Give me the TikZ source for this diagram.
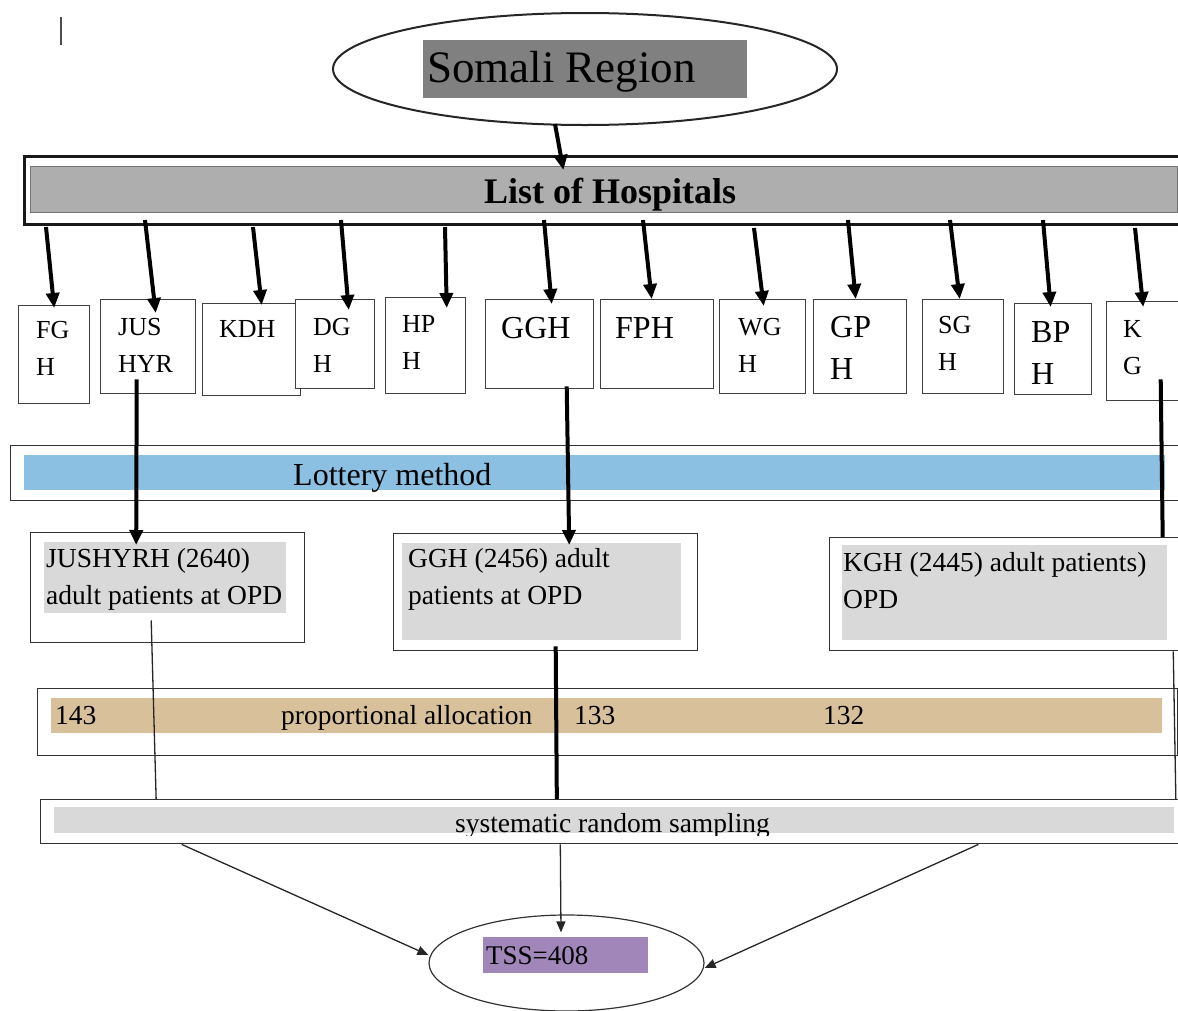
\documentclass[tikz,border=0pt]{standalone}
\usepackage{fontspec}
\setmainfont{Liberation Serif}
\usepackage{tikz}
\usetikzlibrary{arrows.meta,positioning,calc,shapes.geometric}
\definecolor{regiongray}{HTML}{808080}
\definecolor{listgray}{HTML}{AEAEAE}
\definecolor{lotblue}{HTML}{8BC0E3}
\definecolor{boxgray}{HTML}{D9D9D9}
\definecolor{propfill}{HTML}{D8C09A}
\definecolor{tsspurple}{HTML}{A086B9}
\tikzset{
  frame/.style={draw=black!80, line width=1.4pt, fill=white, inner sep=0pt, anchor=north west},
  hosp/.style={draw=black!75, line width=1.4pt, fill=white, inner sep=0pt, anchor=north west},
  bar/.style={inner sep=0pt, anchor=north west},
  hlbl/.style={inner sep=0pt, anchor=north west, align=left, font=\fontsize{26}{37}\selectfont},
  hbig/.style={inner sep=0pt, anchor=north west, align=left, font=\fontsize{32}{42}\selectfont},
  lbl/.style={inner sep=0pt, anchor=base west, font=\fontsize{27.5}{37}\selectfont},
  para/.style={inner sep=0pt, anchor=north west, align=left, font=\fontsize{27.5}{37}\selectfont},
  arrow/.style={-{Triangle[length=15pt,width=13pt]}, line width=4pt},
  thickline/.style={line width=4pt},
  thinline/.style={line width=1.3pt, draw=black!85},
  thinarrow/.style={-{Triangle[length=11pt,width=9pt]}, line width=1.3pt, draw=black!85}
}

\begin{document}
\begin{tikzpicture}[x=1pt, y=-1pt]
\useasboundingbox (0,0) rectangle (1178,1010);
\draw[black!70, line width=1.5pt] (61,17) -- (61,45);

% region
\node[ellipse, draw=black!85, line width=2pt, minimum width=504pt, minimum height=112pt, inner sep=0pt] (regionell) at (585,69) {};
\node[bar, fill=regiongray, minimum width=324pt, minimum height=58pt] (region) at (423,40) {};
\node[inner sep=0pt, anchor=base west, font=\fontsize{45}{50}\selectfont] (regiontxt) at (427,82) {Somali Region};

% list of hospitals
\node[frame, line width=2.5pt, draw=black!90, minimum width=1177pt, minimum height=68pt] (list) at (23,155) {};
\node[bar, fill=listgray, draw=black!55, line width=0.8pt, minimum width=1147pt, minimum height=46pt] (listin) at (30,166) {};
\node[inner sep=0pt, anchor=base west, font=\fontsize{36}{40}\selectfont\bfseries] (listtxt) at (484,203) {List of Hospitals};

% hospitals
\node[hosp, minimum width=71pt, minimum height=98pt] (fgh) at (18,305) {};
\node[hosp, minimum width=95pt, minimum height=94pt] (jus) at (100,299) {};
\node[hosp, minimum width=98pt, minimum height=92pt] (kdh) at (202,303) {};
\node[hosp, minimum width=79pt, minimum height=89pt] (dgh) at (295,299) {};
\node[hosp, minimum width=80pt, minimum height=96pt] (hph) at (385,297) {};
\node[hosp, minimum width=108pt, minimum height=89pt] (ggh) at (485,299) {};
\node[hosp, minimum width=113pt, minimum height=89pt] (fph) at (600,299) {};
\node[hosp, minimum width=86pt, minimum height=94pt] (wgh) at (719,299) {};
\node[hosp, minimum width=93pt, minimum height=94pt] (gph) at (813,299) {};
\node[hosp, minimum width=81pt, minimum height=94pt] (sgh) at (922,299) {};
\node[hosp, minimum width=77pt, minimum height=91pt] (bph) at (1014,303) {};
\node[hosp, minimum width=73pt, minimum height=99pt] (kg) at (1106,301) {};

\node[hlbl] (fghtxt) at (36,321) {FG\\H};
\node[hlbl] (justxt) at (118,318) {JUS\\HYR};
\node[hlbl] (kdhtxt) at (219,320) {KDH};
\node[hlbl] (dghtxt) at (313,318) {DG\\H};
\node[hlbl] (hphtxt) at (402,315) {HP\\H};
\node[hbig] (gghtxt) at (501,317) {GGH};
\node[hbig] (fphtxt) at (615,317) {FPH};
\node[hlbl] (wghtxt) at (738,318) {WG\\H};
\node[hbig] (gphtxt) at (830,316) {GP\\H};
\node[hlbl] (sghtxt) at (938,316) {SG\\H};
\node[hbig] (bphtxt) at (1031,321) {BP\\H};
\node[hlbl] (kgtxt) at (1123,320) {K\\G};

% lottery
\node[frame, minimum width=1190pt, minimum height=55pt] (lotbox) at (10,445) {};
\node[bar, fill=lotblue, minimum width=1141pt, minimum height=35pt] (lottery) at (24,455) {};
\node[inner sep=0pt, anchor=base west, font=\fontsize{32}{36}\selectfont] (lottxt) at (293,485) {Lottery method};

% selected hospitals
\node[frame, minimum width=274pt, minimum height=110pt] (jbox) at (30,532) {};
\node[bar, fill=boxgray, minimum width=242pt, minimum height=71pt] (jin) at (44,542) {};
\node[para] (jtxt) at (46,548) {JUSHYRH (2640)\\adult patients at OPD};
\node[frame, minimum width=304pt, minimum height=117pt] (gbox) at (393,533) {};
\node[bar, fill=boxgray, minimum width=279pt, minimum height=97pt] (gin) at (402,543) {};
\node[para] (gtxt) at (408,548) {GGH (2456) adult\\patients at OPD};
\node[frame, minimum width=366pt, minimum height=113pt] (kbox) at (829,537) {};
\node[bar, fill=boxgray, minimum width=325pt, minimum height=95pt] (kin) at (842,545) {};
\node[para] (ktxt) at (843,552) {KGH (2445) adult patients)\\OPD};

% allocation
\node[frame, minimum width=1140pt, minimum height=67pt] (propbox) at (37,688) {};
\node[bar, fill=propfill, minimum width=1111pt, minimum height=35pt] (prop) at (51,698) {};
\node[lbl] (n143) at (55,724) {143};
\node[lbl] (proptxt) at (281,724) {proportional allocation};
\node[lbl] (n133) at (574,724) {133};
\node[lbl] (n132) at (823,724) {132};

% sampling
\node[frame, minimum width=1160pt, minimum height=44pt] (sysbox) at (40,799) {};
\node[bar, fill=boxgray, minimum width=1120pt, minimum height=26pt] (sysin) at (54,807) {};
\begin{scope}
  \clip (sysin.north west) rectangle ([yshift=-2pt]sysin.south east);
  \node[lbl] (systxt) at (455,832) {systematic random sampling};
\end{scope}

% total sample
\node[ellipse, draw=black!80, line width=1.2pt, minimum width=275pt, minimum height=96pt, inner sep=0pt] (tss) at (566.5,963) {};
\node[bar, fill=tsspurple, minimum width=165pt, minimum height=36pt] (tssbox) at (483,937) {};
\node[inner sep=0pt, anchor=base west, font=\fontsize{27}{30}\selectfont] (tsstxt) at (486,964) {TSS=408};

% arrows
\draw[arrow] ([xshift=-30pt,yshift=2pt]regionell.south) -- ([xshift=-40.5pt,yshift=-4pt]listin.north);

\coordinate (s1) at (46,227);
\coordinate (s2) at (145,220);
\coordinate (s3) at (253,227);
\coordinate (s4) at (341,220);
\coordinate (s5) at (445,227);
\coordinate (s6) at (544,220);
\coordinate (s7) at (643,220);
\coordinate (s8) at (754,228);
\coordinate (s9) at (848,220);
\coordinate (s10) at (950,220);
\coordinate (s11) at (1043,220);
\coordinate (s12) at (1135,228);
\draw[arrow] (s1) -- ([yshift=-3pt]fgh.north);
\draw[arrow] (s2) -- ([xshift=7.5pt,yshift=-14pt]jus.north);
\draw[arrow] (s3) -- ([xshift=10pt,yshift=-2pt]kdh.north);
\draw[arrow] (s4) -- ([xshift=13.5pt,yshift=-11pt]dgh.north);
\draw[arrow] (s5) -- ([xshift=21pt,yshift=-11pt]hph.north);
\draw[arrow] (s6) -- ([xshift=12pt,yshift=-5pt]ggh.north);
\draw[arrow] (s7) -- ([xshift=-5.5pt]fph.north);
\draw[arrow] (s8) -- ([xshift=1pt,yshift=-7pt]wgh.north);
\draw[arrow] (s9) -- ([xshift=-4.5pt]gph.north);
\draw[arrow] (s10) -- ([xshift=-3.5pt]sgh.north);
\draw[arrow] (s11) -- ([xshift=-2.5pt,yshift=-4pt]bph.north);
\draw[arrow] (s12) -- ([yshift=-6pt]kg.north);

\draw[arrow] ([xshift=-11.5pt,yshift=15pt]jus.south) -- ([xshift=-29pt,yshift=-3pt]jin.north);
\draw[arrow] ([xshift=27pt,yshift=3pt]ggh.south) -- ([xshift=27.5pt,yshift=-2pt]gin.north);
\draw[thickline] ([xshift=17.5pt,yshift=22pt]kg.south) -- ([xshift=150pt]kbox.north);

\draw[thinline] ([xshift=-14pt,yshift=-7pt]jin.south) -- ($(sysbox.north west)!0.1!(sysbox.north east)$);
\draw[thickline] ([xshift=10pt,yshift=5pt]gbox.south) -- ($(sysbox.north west)!0.445!(sysbox.north east)$);
\draw[thinline] ($(kbox.south west)!0.937!(kbox.south east)$) -- ($(sysbox.north west)!0.978!(sysbox.north east)$);

\draw[thinarrow] ($(sysbox.south west)!0.122!(sysbox.south east)$) -- ([yshift=8pt]tss.west);
\draw[thinarrow] ($(sysbox.south west)!0.448!(sysbox.south east)$) -- ([xshift=-5.5pt,yshift=-18pt]tss.north);
\draw[thinarrow] ($(sysbox.south west)!0.808!(sysbox.south east)$) -- ([yshift=-5pt]tss.east);
\end{tikzpicture}
\end{document}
····················
Extract the lines exactly, please: the first line of the listing, the line with "(61,17) -- (61,45);", and every line between them, but no pictures.

Response to this task -
Give me the TikZ source for this diagram.
\documentclass[tikz,border=0pt]{standalone}
\usepackage{fontspec}
\setmainfont{Liberation Serif}
\usepackage{tikz}
\usetikzlibrary{arrows.meta,positioning,calc,shapes.geometric}
\definecolor{regiongray}{HTML}{808080}
\definecolor{listgray}{HTML}{AEAEAE}
\definecolor{lotblue}{HTML}{8BC0E3}
\definecolor{boxgray}{HTML}{D9D9D9}
\definecolor{propfill}{HTML}{D8C09A}
\definecolor{tsspurple}{HTML}{A086B9}
\tikzset{
  frame/.style={draw=black!80, line width=1.4pt, fill=white, inner sep=0pt, anchor=north west},
  hosp/.style={draw=black!75, line width=1.4pt, fill=white, inner sep=0pt, anchor=north west},
  bar/.style={inner sep=0pt, anchor=north west},
  hlbl/.style={inner sep=0pt, anchor=north west, align=left, font=\fontsize{26}{37}\selectfont},
  hbig/.style={inner sep=0pt, anchor=north west, align=left, font=\fontsize{32}{42}\selectfont},
  lbl/.style={inner sep=0pt, anchor=base west, font=\fontsize{27.5}{37}\selectfont},
  para/.style={inner sep=0pt, anchor=north west, align=left, font=\fontsize{27.5}{37}\selectfont},
  arrow/.style={-{Triangle[length=15pt,width=13pt]}, line width=4pt},
  thickline/.style={line width=4pt},
  thinline/.style={line width=1.3pt, draw=black!85},
  thinarrow/.style={-{Triangle[length=11pt,width=9pt]}, line width=1.3pt, draw=black!85}
}

\begin{document}
\begin{tikzpicture}[x=1pt, y=-1pt]
\useasboundingbox (0,0) rectangle (1178,1010);
\draw[black!70, line width=1.5pt] (61,17) -- (61,45);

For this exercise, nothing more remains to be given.